0 https://nos.nl//artikel/2314011-veganistische-moeder-niet-langer-geweerd-van-moedermelkbank
1 https://nos.nl//artikel/2309909-ellen-degeneres-krijgt-golden-globe-oeuvreprijs
2 https://nos.nl//artikel/2247497-veganisten-protesteren-in-amsterdam-tegen-hamburgers-en-bontjassen
3 https://nos.nl//nieuwsuur/artikel/2234918-is-rundvlees-eten-vervuilender-dan-autorijden
4 https://nos.nl//artikel/2218583-nepleer-is-nu-ineens-veganistisch
5 https://nos.nl//artikel/2208423-mcdonald-s-komt-met-mcvegan-over-15-jaar-zijn-alle-snacks-vega
6 https://nos.nl//nieuwsuur/video/2204560-veganisme-is-populair-maar-is-het-ook-gezond
7 https://nos.nl//nieuwsuur/artikel/2204524-veganisme-is-populair-maar-is-het-ook-gezond
8 https://nos.nl//op3/artikel/2128277-veganisme-is-booming-business-in-israel
9 https://nos.nl//artikel/2099574-discussierende-demonstranten-en-politie-botsen-in-parijs
10 https://nos.nl//op3/artikel/2090859-gaat-het-nieuwe-vlees-het-oude-vlees-verslaan


## 3. Inspecting data

Once you collected your preliminary data, the most important pre-processing phase begins: **Data Analyis**. 

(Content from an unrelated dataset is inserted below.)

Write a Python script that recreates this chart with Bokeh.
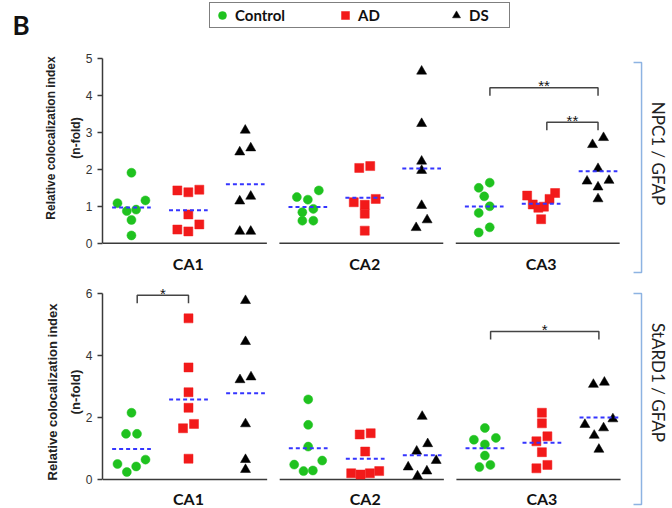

Inspect the collected files and examine the following aspects: 
- Are the articles related to the topic that you had in mind when choosing the keyword? Or do you need to re-adjust the query? Many search engines allow you to use combinations of keywords using regular expressions in your queries.
- Is the data structure of the results homogeneous?
- How useful is the extracted text? What kind of additional data pre-processing would be helpful? How could you do that? 
- Can you identify different thematic groups or perspectives in the results? Are the differences reflected in the language? 
 

**Try out other public APIs to collect texts from interesting sources. You can find some examples here: https://github.com/public-apis/public-apis. Experiment with data from different languages.** 

How do you need to adjust the code? 

Note: Many APIs require that you register and obtain an API Key. This key is an identifier that you add to the query. It controls the number of queries that you send to avoid abuse.